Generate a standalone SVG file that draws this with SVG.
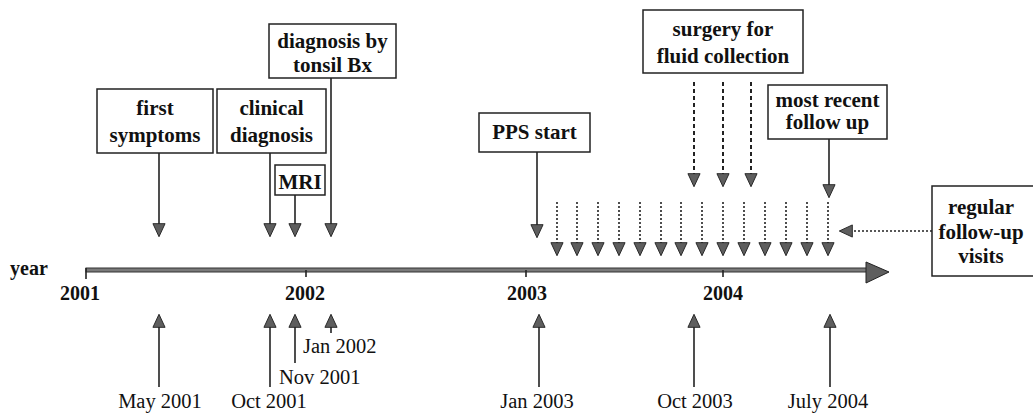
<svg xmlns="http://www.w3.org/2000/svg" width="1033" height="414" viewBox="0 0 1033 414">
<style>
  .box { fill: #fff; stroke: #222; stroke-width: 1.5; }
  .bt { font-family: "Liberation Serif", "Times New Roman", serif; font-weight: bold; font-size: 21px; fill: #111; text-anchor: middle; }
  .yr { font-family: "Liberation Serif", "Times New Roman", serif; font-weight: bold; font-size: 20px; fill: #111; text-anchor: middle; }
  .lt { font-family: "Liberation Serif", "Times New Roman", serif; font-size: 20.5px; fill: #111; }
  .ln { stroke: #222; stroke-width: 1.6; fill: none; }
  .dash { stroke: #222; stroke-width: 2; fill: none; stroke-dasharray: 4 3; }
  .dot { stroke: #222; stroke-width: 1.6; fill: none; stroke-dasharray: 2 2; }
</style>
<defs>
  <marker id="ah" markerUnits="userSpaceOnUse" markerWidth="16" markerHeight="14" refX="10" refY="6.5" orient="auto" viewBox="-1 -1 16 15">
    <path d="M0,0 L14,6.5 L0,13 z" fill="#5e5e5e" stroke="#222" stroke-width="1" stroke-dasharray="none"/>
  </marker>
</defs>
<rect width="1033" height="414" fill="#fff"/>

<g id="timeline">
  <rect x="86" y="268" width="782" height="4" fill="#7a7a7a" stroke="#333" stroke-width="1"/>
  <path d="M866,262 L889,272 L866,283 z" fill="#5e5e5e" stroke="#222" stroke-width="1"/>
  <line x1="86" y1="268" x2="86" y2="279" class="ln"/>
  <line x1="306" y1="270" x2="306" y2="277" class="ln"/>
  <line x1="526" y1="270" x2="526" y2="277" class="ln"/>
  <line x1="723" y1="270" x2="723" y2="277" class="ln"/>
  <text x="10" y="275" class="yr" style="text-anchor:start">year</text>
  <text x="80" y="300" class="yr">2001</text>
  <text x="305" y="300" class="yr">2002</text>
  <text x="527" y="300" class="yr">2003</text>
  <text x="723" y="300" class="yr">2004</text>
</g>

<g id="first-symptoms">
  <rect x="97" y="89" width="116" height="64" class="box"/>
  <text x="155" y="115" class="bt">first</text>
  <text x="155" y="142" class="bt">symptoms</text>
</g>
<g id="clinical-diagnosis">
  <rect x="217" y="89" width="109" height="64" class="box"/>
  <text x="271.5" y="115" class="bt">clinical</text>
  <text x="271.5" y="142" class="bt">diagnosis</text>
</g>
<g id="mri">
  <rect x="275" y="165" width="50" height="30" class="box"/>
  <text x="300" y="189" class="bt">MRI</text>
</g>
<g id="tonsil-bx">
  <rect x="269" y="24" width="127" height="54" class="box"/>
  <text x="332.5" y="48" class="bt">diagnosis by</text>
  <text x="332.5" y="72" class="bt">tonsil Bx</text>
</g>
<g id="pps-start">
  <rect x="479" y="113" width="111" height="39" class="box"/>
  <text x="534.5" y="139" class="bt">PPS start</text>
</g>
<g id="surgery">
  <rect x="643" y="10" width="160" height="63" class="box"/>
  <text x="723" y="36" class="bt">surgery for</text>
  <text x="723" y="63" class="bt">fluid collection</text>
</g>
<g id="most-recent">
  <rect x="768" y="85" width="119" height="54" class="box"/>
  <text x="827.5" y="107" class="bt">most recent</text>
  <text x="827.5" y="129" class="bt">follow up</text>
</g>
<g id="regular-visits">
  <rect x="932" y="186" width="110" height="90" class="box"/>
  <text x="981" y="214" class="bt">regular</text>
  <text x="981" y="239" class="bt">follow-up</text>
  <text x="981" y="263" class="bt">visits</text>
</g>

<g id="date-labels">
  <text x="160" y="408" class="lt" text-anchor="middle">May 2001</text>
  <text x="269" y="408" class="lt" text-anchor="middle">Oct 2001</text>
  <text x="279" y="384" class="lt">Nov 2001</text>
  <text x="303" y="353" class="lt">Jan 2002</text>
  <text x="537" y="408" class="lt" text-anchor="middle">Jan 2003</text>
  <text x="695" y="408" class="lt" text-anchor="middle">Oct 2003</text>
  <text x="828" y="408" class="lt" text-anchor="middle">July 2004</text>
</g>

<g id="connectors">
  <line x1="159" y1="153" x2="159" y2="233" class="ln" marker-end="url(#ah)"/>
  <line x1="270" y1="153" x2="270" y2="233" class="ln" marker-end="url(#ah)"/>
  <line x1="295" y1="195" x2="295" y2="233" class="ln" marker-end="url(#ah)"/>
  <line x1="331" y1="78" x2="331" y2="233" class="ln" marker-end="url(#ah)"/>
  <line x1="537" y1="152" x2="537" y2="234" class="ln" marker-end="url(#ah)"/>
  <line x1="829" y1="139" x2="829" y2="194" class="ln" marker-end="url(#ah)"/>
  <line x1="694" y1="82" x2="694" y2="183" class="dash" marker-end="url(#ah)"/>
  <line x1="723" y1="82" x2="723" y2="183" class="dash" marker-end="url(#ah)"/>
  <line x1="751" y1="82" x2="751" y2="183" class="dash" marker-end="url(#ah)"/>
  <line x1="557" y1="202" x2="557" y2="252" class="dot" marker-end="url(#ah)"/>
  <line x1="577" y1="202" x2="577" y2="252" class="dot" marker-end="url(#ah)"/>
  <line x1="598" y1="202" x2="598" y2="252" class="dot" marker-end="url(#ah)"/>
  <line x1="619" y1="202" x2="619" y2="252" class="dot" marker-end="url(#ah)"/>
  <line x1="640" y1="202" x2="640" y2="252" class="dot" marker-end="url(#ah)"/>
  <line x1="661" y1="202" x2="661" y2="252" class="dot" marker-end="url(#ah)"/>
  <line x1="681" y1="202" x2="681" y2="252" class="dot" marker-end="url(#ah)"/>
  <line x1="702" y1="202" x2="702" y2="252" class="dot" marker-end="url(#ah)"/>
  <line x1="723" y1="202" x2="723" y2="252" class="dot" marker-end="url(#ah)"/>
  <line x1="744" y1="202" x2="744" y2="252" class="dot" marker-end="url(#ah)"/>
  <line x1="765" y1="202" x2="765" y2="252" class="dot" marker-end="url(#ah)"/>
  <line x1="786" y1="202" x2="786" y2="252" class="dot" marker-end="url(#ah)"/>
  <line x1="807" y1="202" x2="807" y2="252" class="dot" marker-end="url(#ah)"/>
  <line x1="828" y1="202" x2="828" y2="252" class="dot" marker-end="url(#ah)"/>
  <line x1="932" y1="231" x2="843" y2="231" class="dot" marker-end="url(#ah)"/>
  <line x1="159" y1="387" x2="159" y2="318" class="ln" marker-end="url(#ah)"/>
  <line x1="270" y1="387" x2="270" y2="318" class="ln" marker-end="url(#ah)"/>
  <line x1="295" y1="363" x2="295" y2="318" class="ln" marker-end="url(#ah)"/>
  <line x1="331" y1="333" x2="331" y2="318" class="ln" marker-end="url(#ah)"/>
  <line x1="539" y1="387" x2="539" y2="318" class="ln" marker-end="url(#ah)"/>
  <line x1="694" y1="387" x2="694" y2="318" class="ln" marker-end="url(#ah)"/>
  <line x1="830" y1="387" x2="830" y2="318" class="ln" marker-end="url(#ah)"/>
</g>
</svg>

☆ ☆ ☆ ☆

### Exercise description
The listing above needs to be output again exactly. Don't include the pictures.

### Result for this exercise
Generate a standalone SVG file that draws this with SVG.
<svg xmlns="http://www.w3.org/2000/svg" width="1033" height="414" viewBox="0 0 1033 414">
<style>
  .box { fill: #fff; stroke: #222; stroke-width: 1.5; }
  .bt { font-family: "Liberation Serif", "Times New Roman", serif; font-weight: bold; font-size: 21px; fill: #111; text-anchor: middle; }
  .yr { font-family: "Liberation Serif", "Times New Roman", serif; font-weight: bold; font-size: 20px; fill: #111; text-anchor: middle; }
  .lt { font-family: "Liberation Serif", "Times New Roman", serif; font-size: 20.5px; fill: #111; }
  .ln { stroke: #222; stroke-width: 1.6; fill: none; }
  .dash { stroke: #222; stroke-width: 2; fill: none; stroke-dasharray: 4 3; }
  .dot { stroke: #222; stroke-width: 1.6; fill: none; stroke-dasharray: 2 2; }
</style>
<defs>
  <marker id="ah" markerUnits="userSpaceOnUse" markerWidth="16" markerHeight="14" refX="10" refY="6.5" orient="auto" viewBox="-1 -1 16 15">
    <path d="M0,0 L14,6.5 L0,13 z" fill="#5e5e5e" stroke="#222" stroke-width="1" stroke-dasharray="none"/>
  </marker>
</defs>
<rect width="1033" height="414" fill="#fff"/>

<g id="timeline">
  <rect x="86" y="268" width="782" height="4" fill="#7a7a7a" stroke="#333" stroke-width="1"/>
  <path d="M866,262 L889,272 L866,283 z" fill="#5e5e5e" stroke="#222" stroke-width="1"/>
  <line x1="86" y1="268" x2="86" y2="279" class="ln"/>
  <line x1="306" y1="270" x2="306" y2="277" class="ln"/>
  <line x1="526" y1="270" x2="526" y2="277" class="ln"/>
  <line x1="723" y1="270" x2="723" y2="277" class="ln"/>
  <text x="10" y="275" class="yr" style="text-anchor:start">year</text>
  <text x="80" y="300" class="yr">2001</text>
  <text x="305" y="300" class="yr">2002</text>
  <text x="527" y="300" class="yr">2003</text>
  <text x="723" y="300" class="yr">2004</text>
</g>

<g id="first-symptoms">
  <rect x="97" y="89" width="116" height="64" class="box"/>
  <text x="155" y="115" class="bt">first</text>
  <text x="155" y="142" class="bt">symptoms</text>
</g>
<g id="clinical-diagnosis">
  <rect x="217" y="89" width="109" height="64" class="box"/>
  <text x="271.5" y="115" class="bt">clinical</text>
  <text x="271.5" y="142" class="bt">diagnosis</text>
</g>
<g id="mri">
  <rect x="275" y="165" width="50" height="30" class="box"/>
  <text x="300" y="189" class="bt">MRI</text>
</g>
<g id="tonsil-bx">
  <rect x="269" y="24" width="127" height="54" class="box"/>
  <text x="332.5" y="48" class="bt">diagnosis by</text>
  <text x="332.5" y="72" class="bt">tonsil Bx</text>
</g>
<g id="pps-start">
  <rect x="479" y="113" width="111" height="39" class="box"/>
  <text x="534.5" y="139" class="bt">PPS start</text>
</g>
<g id="surgery">
  <rect x="643" y="10" width="160" height="63" class="box"/>
  <text x="723" y="36" class="bt">surgery for</text>
  <text x="723" y="63" class="bt">fluid collection</text>
</g>
<g id="most-recent">
  <rect x="768" y="85" width="119" height="54" class="box"/>
  <text x="827.5" y="107" class="bt">most recent</text>
  <text x="827.5" y="129" class="bt">follow up</text>
</g>
<g id="regular-visits">
  <rect x="932" y="186" width="110" height="90" class="box"/>
  <text x="981" y="214" class="bt">regular</text>
  <text x="981" y="239" class="bt">follow-up</text>
  <text x="981" y="263" class="bt">visits</text>
</g>

<g id="date-labels">
  <text x="160" y="408" class="lt" text-anchor="middle">May 2001</text>
  <text x="269" y="408" class="lt" text-anchor="middle">Oct 2001</text>
  <text x="279" y="384" class="lt">Nov 2001</text>
  <text x="303" y="353" class="lt">Jan 2002</text>
  <text x="537" y="408" class="lt" text-anchor="middle">Jan 2003</text>
  <text x="695" y="408" class="lt" text-anchor="middle">Oct 2003</text>
  <text x="828" y="408" class="lt" text-anchor="middle">July 2004</text>
</g>

<g id="connectors">
  <line x1="159" y1="153" x2="159" y2="233" class="ln" marker-end="url(#ah)"/>
  <line x1="270" y1="153" x2="270" y2="233" class="ln" marker-end="url(#ah)"/>
  <line x1="295" y1="195" x2="295" y2="233" class="ln" marker-end="url(#ah)"/>
  <line x1="331" y1="78" x2="331" y2="233" class="ln" marker-end="url(#ah)"/>
  <line x1="537" y1="152" x2="537" y2="234" class="ln" marker-end="url(#ah)"/>
  <line x1="829" y1="139" x2="829" y2="194" class="ln" marker-end="url(#ah)"/>
  <line x1="694" y1="82" x2="694" y2="183" class="dash" marker-end="url(#ah)"/>
  <line x1="723" y1="82" x2="723" y2="183" class="dash" marker-end="url(#ah)"/>
  <line x1="751" y1="82" x2="751" y2="183" class="dash" marker-end="url(#ah)"/>
  <line x1="557" y1="202" x2="557" y2="252" class="dot" marker-end="url(#ah)"/>
  <line x1="577" y1="202" x2="577" y2="252" class="dot" marker-end="url(#ah)"/>
  <line x1="598" y1="202" x2="598" y2="252" class="dot" marker-end="url(#ah)"/>
  <line x1="619" y1="202" x2="619" y2="252" class="dot" marker-end="url(#ah)"/>
  <line x1="640" y1="202" x2="640" y2="252" class="dot" marker-end="url(#ah)"/>
  <line x1="661" y1="202" x2="661" y2="252" class="dot" marker-end="url(#ah)"/>
  <line x1="681" y1="202" x2="681" y2="252" class="dot" marker-end="url(#ah)"/>
  <line x1="702" y1="202" x2="702" y2="252" class="dot" marker-end="url(#ah)"/>
  <line x1="723" y1="202" x2="723" y2="252" class="dot" marker-end="url(#ah)"/>
  <line x1="744" y1="202" x2="744" y2="252" class="dot" marker-end="url(#ah)"/>
  <line x1="765" y1="202" x2="765" y2="252" class="dot" marker-end="url(#ah)"/>
  <line x1="786" y1="202" x2="786" y2="252" class="dot" marker-end="url(#ah)"/>
  <line x1="807" y1="202" x2="807" y2="252" class="dot" marker-end="url(#ah)"/>
  <line x1="828" y1="202" x2="828" y2="252" class="dot" marker-end="url(#ah)"/>
  <line x1="932" y1="231" x2="843" y2="231" class="dot" marker-end="url(#ah)"/>
  <line x1="159" y1="387" x2="159" y2="318" class="ln" marker-end="url(#ah)"/>
  <line x1="270" y1="387" x2="270" y2="318" class="ln" marker-end="url(#ah)"/>
  <line x1="295" y1="363" x2="295" y2="318" class="ln" marker-end="url(#ah)"/>
  <line x1="331" y1="333" x2="331" y2="318" class="ln" marker-end="url(#ah)"/>
  <line x1="539" y1="387" x2="539" y2="318" class="ln" marker-end="url(#ah)"/>
  <line x1="694" y1="387" x2="694" y2="318" class="ln" marker-end="url(#ah)"/>
  <line x1="830" y1="387" x2="830" y2="318" class="ln" marker-end="url(#ah)"/>
</g>
</svg>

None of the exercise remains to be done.